One of the things I love about Turkish food is that you can see history in so many dishes, unchanged for hundreds of years. I had no idea that the simple Simit, Turkish Sesame Bagel, has remained unchanged since the 1400’s.
Sufi historian, Evliya Celebi writes about how the palace would order simits each morning from the bakeries in Istanbul around 1660. He described Istanbul’s simit sellers in his famous book Seyahatname, “There were a total of 300 sellers and 70 bakeries that made simit five times each day. The last batch came out after dark, and the sellers threaded the rings onto long sticks fixed into the corners of their baskets or trays, and hung a small lantern at the top to attract the attention of the crowds on their way home after work.”

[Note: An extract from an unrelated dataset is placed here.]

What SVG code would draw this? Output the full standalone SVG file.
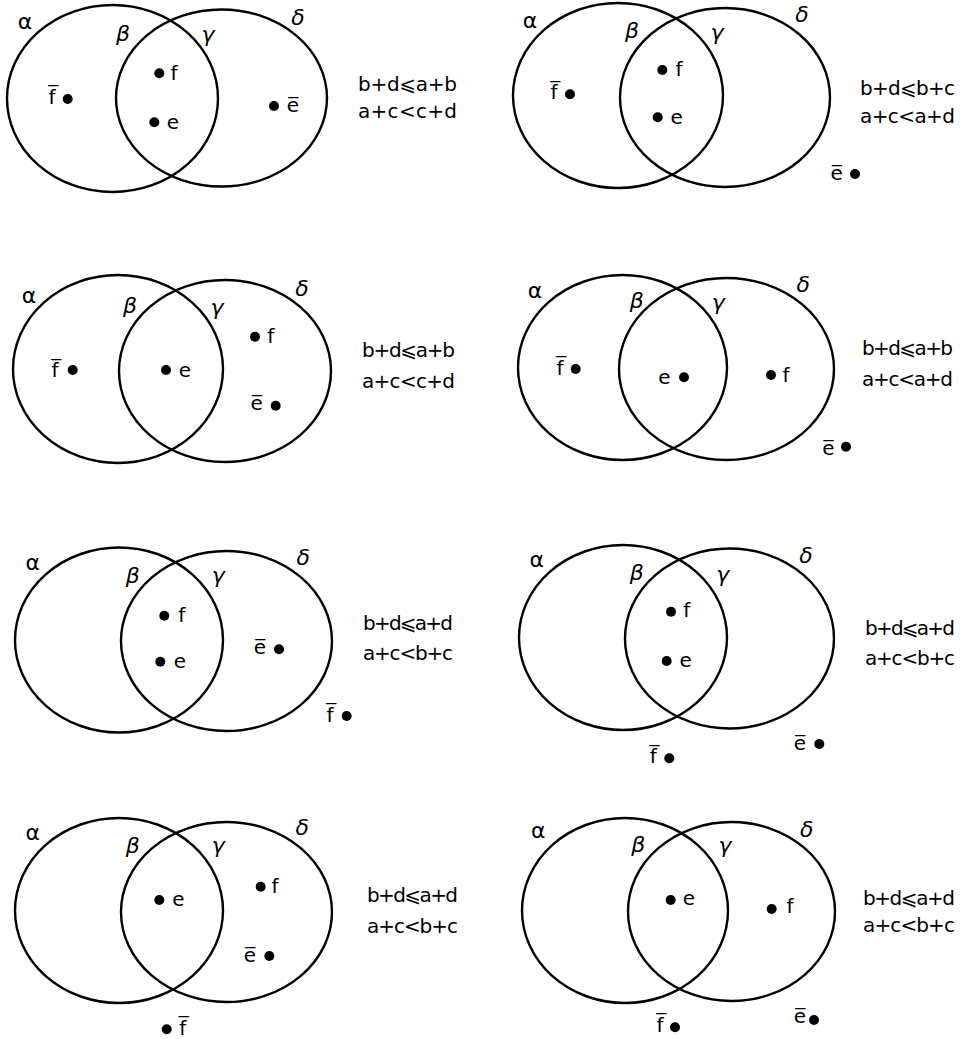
<svg xmlns="http://www.w3.org/2000/svg" width="961" height="1039" viewBox="0 0 961 1039">
<style>
.c{fill:none;stroke:#000;stroke-width:2.4}
.g{font-family:"DejaVu Sans",sans-serif;font-size:22px;fill:#000;text-anchor:middle}
.i{font-style:italic}
.l{font-family:"DejaVu Sans",sans-serif;font-size:20px;fill:#000;text-anchor:middle}
.q{font-family:"DejaVu Sans",sans-serif;font-size:20px;fill:#000}
.d{fill:#000}
</style>
<rect width="961" height="1039" fill="#fff"/>
<g id="panel1">
<ellipse class="c" cx="112.5" cy="98.5" rx="105.5" ry="93.5"/>
<ellipse class="c" cx="221.5" cy="98" rx="105.5" ry="88.5"/>
<text class="g" x="25" y="29">α</text>
<text class="g i" x="123" y="41">β</text>
<text class="g i" x="208" y="42">γ</text>
<text class="g i" x="298" y="25">δ</text>
<text class="l" x="52" y="104">f&#x305;</text><circle class="d" cx="67.7" cy="99" r="5"/>
<circle class="d" cx="159.3" cy="73.3" r="5"/><text class="l" x="174" y="79.5">f</text>
<circle class="d" cx="154.3" cy="122.3" r="5"/><text class="l" x="173" y="129">e</text>
<circle class="d" cx="274" cy="106" r="5"/><text class="l" x="293" y="112">e&#x305;</text>
<text class="q" x="358" y="90.7" textLength="99" lengthAdjust="spacing">b+d⩽a+b</text>
<text class="q" x="358" y="118" textLength="99" lengthAdjust="spacing">a+c&lt;c+d</text>
</g>
<g id="panel2">
<ellipse class="c" cx="618" cy="95.5" rx="105" ry="92.5"/>
<ellipse class="c" cx="725" cy="97.5" rx="105" ry="89.5"/>
<text class="g" x="530" y="28">α</text>
<text class="g i" x="632" y="38">β</text>
<text class="g i" x="717" y="40">γ</text>
<text class="g i" x="802" y="22">δ</text>
<text class="l" x="554" y="99.3">f&#x305;</text><circle class="d" cx="570" cy="94.3" r="5"/>
<circle class="d" cx="662.3" cy="70" r="5"/><text class="l" x="679" y="76">f</text>
<circle class="d" cx="657.7" cy="117.3" r="5"/><text class="l" x="676.7" y="124">e</text>
<text class="l" x="836.7" y="180">e&#x305;</text><circle class="d" cx="855" cy="174" r="5"/>
<text class="q" x="860" y="95" textLength="95" lengthAdjust="spacing">b+d⩽b+c</text>
<text class="q" x="860" y="123" textLength="95" lengthAdjust="spacing">a+c&lt;a+d</text>
</g>
<g id="panel3">
<ellipse class="c" cx="118" cy="369" rx="105" ry="94"/>
<ellipse class="c" cx="225" cy="371" rx="106" ry="91"/>
<text class="g" x="29" y="303.3">α</text>
<text class="g i" x="130" y="313">β</text>
<text class="g i" x="217" y="315">γ</text>
<text class="g i" x="302" y="296">δ</text>
<text class="l" x="55" y="377.3">f&#x305;</text><circle class="d" cx="72.7" cy="370" r="5"/>
<circle class="d" cx="166" cy="370" r="5"/><text class="l" x="185" y="377.3">e</text>
<circle class="d" cx="255" cy="336.7" r="5"/><text class="l" x="270.7" y="343.3">f</text>
<text class="l" x="256.7" y="410">e&#x305;</text><circle class="d" cx="275.7" cy="405.7" r="5"/>
<text class="q" x="362" y="356.7" textLength="93" lengthAdjust="spacing">b+d⩽a+b</text>
<text class="q" x="362" y="388" textLength="93" lengthAdjust="spacing">a+c&lt;c+d</text>
</g>
<g id="panel4">
<ellipse class="c" cx="622.5" cy="367.5" rx="104.5" ry="92.5"/>
<ellipse class="c" cx="726.5" cy="369" rx="107.5" ry="91"/>
<text class="g" x="535" y="298.3">α</text>
<text class="g i" x="636.7" y="308.3">β</text>
<text class="g i" x="718.3" y="310">γ</text>
<text class="g i" x="803.3" y="291.7">δ</text>
<text class="l" x="560" y="375">f&#x305;</text><circle class="d" cx="575.7" cy="369" r="5"/>
<text class="l" x="664.3" y="384">e</text><circle class="d" cx="684" cy="377.3" r="5"/>
<circle class="d" cx="771" cy="375" r="5"/><text class="l" x="786" y="381.7">f</text>
<text class="l" x="828.3" y="455">e&#x305;</text><circle class="d" cx="846" cy="446.7" r="5"/>
<text class="q" x="862" y="355" textLength="91" lengthAdjust="spacing">b+d⩽a+b</text>
<text class="q" x="862" y="386" textLength="91" lengthAdjust="spacing">a+c&lt;a+d</text>
</g>
<g id="panel5">
<ellipse class="c" cx="119" cy="640" rx="104" ry="92.5"/>
<ellipse class="c" cx="226.5" cy="641" rx="105.5" ry="90"/>
<text class="g" x="32.7" y="570">α</text>
<text class="g i" x="132.7" y="583.3">β</text>
<text class="g i" x="218.3" y="583.3">γ</text>
<text class="g i" x="303.3" y="565">δ</text>
<circle class="d" cx="164.3" cy="615.7" r="5"/><text class="l" x="181.7" y="621.7">f</text>
<circle class="d" cx="160.3" cy="661.7" r="5"/><text class="l" x="180" y="668.3">e</text>
<text class="l" x="260" y="654.3">e&#x305;</text><circle class="d" cx="279" cy="649.3" r="5"/>
<text class="l" x="330" y="721.7">f&#x305;</text><circle class="d" cx="346.7" cy="716" r="5"/>
<text class="q" x="363" y="630" textLength="90" lengthAdjust="spacing">b+d⩽a+d</text>
<text class="q" x="363" y="660" textLength="90" lengthAdjust="spacing">a+c&lt;b+c</text>
</g>
<g id="panel6">
<ellipse class="c" cx="623" cy="637.5" rx="104" ry="92.5"/>
<ellipse class="c" cx="729.5" cy="638.5" rx="104.5" ry="90"/>
<text class="g" x="536.7" y="566.7">α</text>
<text class="g i" x="636.7" y="580">β</text>
<text class="g i" x="722.7" y="581.7">γ</text>
<text class="g i" x="806" y="563.3">δ</text>
<circle class="d" cx="671" cy="611.7" r="5"/><text class="l" x="686.7" y="616.7">f</text>
<circle class="d" cx="666.7" cy="661" r="5"/><text class="l" x="685.7" y="666.7">e</text>
<text class="l" x="653.3" y="763.3">f&#x305;</text><circle class="d" cx="669.3" cy="758.3" r="5"/>
<text class="l" x="800" y="750">e&#x305;</text><circle class="d" cx="819.3" cy="744" r="5"/>
<text class="q" x="865" y="635" textLength="90" lengthAdjust="spacing">b+d⩽a+d</text>
<text class="q" x="865" y="665" textLength="90" lengthAdjust="spacing">a+c&lt;b+c</text>
</g>
<g id="panel7">
<ellipse class="c" cx="119" cy="910.5" rx="104" ry="92.5"/>
<ellipse class="c" cx="226.5" cy="912" rx="105.5" ry="90"/>
<text class="g" x="32.7" y="840">α</text>
<text class="g i" x="132.7" y="853.3">β</text>
<text class="g i" x="218.3" y="853.3">γ</text>
<text class="g i" x="302.3" y="835">δ</text>
<circle class="d" cx="159.3" cy="900" r="5"/><text class="l" x="178.3" y="906">e</text>
<circle class="d" cx="260.7" cy="886.7" r="5"/><text class="l" x="275" y="892.7">f</text>
<text class="l" x="250" y="962.3">e&#x305;</text><circle class="d" cx="269.3" cy="956" r="5"/>
<circle class="d" cx="166.7" cy="1029.3" r="5"/><text class="l" x="182.7" y="1035">f&#x305;</text>
<text class="q" x="367" y="902" textLength="91" lengthAdjust="spacing">b+d⩽a+d</text>
<text class="q" x="367" y="933" textLength="91" lengthAdjust="spacing">a+c&lt;b+c</text>
</g>
<g id="panel8">
<ellipse class="c" cx="625" cy="910.5" rx="103" ry="92.5"/>
<ellipse class="c" cx="731.5" cy="911.5" rx="103.5" ry="89.5"/>
<text class="g" x="538.3" y="838.3">α</text>
<text class="g i" x="638.3" y="851.7">β</text>
<text class="g i" x="725" y="853.3">γ</text>
<text class="g i" x="806.7" y="836.7">δ</text>
<circle class="d" cx="670.7" cy="900" r="5"/><text class="l" x="689" y="905">e</text>
<circle class="d" cx="771.7" cy="909" r="5"/><text class="l" x="790" y="913.3">f</text>
<text class="l" x="660" y="1031.7">f&#x305;</text><circle class="d" cx="675" cy="1027.3" r="5"/>
<text class="l" x="800" y="1023.3">e&#x305;</text><circle class="d" cx="814" cy="1020" r="5"/>
<text class="q" x="863" y="905" textLength="92" lengthAdjust="spacing">b+d⩽a+d</text>
<text class="q" x="863" y="932" textLength="92" lengthAdjust="spacing">a+c&lt;b+c</text>
</g>
</svg>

The ring-shaped bread Simit made from flour was named as the Simid-I Halka (Circle) and eventually the name just shortened itself to Simit. Much easier for the Simit sellers to yell their wares as they would walk the streets, selling the fresh baked rings. I remember growing up, windows wide open, hearing their carts go up and down the streets in the early mornings and the sellers calling out “SIMIIIIT! SIMIIIIT!”
Simit is best eaten fresh, warm with some white or feta cheese and tomatoes. The slight sweetness in the dough comes from Mahlep, or ground cherry pits. Just one spoonful of this powdered pits adds that slightly sweet flavor to ofset the savory.
They resemble bagels in that they are a yeasted dough, round, and dipped in seeds or nuts before baking. However, where bagels are boiled a bit in water, simit is dipped in Pekmez, grape molasses. After dipping in pekmez, they are drenched in sesame seeds and baking in a fire oven. The combination of the pekmez and fire oven give it the traditional caramel coloring and crunch.
I’ve made simit a few times. Still haven’t been able to master the nice brown color, even though I dip it in pekmez. They are still super crunchy and perfect addition to the breakfast spread. They don’t stay fresh long and get hard pretty fast. One of my favorite recipes can be found here.
Simit is one of those turkish staples that shows that you don’t mess with a good thing. As you can see from the photos below of the Simit Sellers, only the clothes have changed from 18th century to the 21 century. They still go around with their tri-legged table that fits over their shoulder, still only sell sesame, and still sell it through the streets or on the corners as they have been doing for the past 600 years.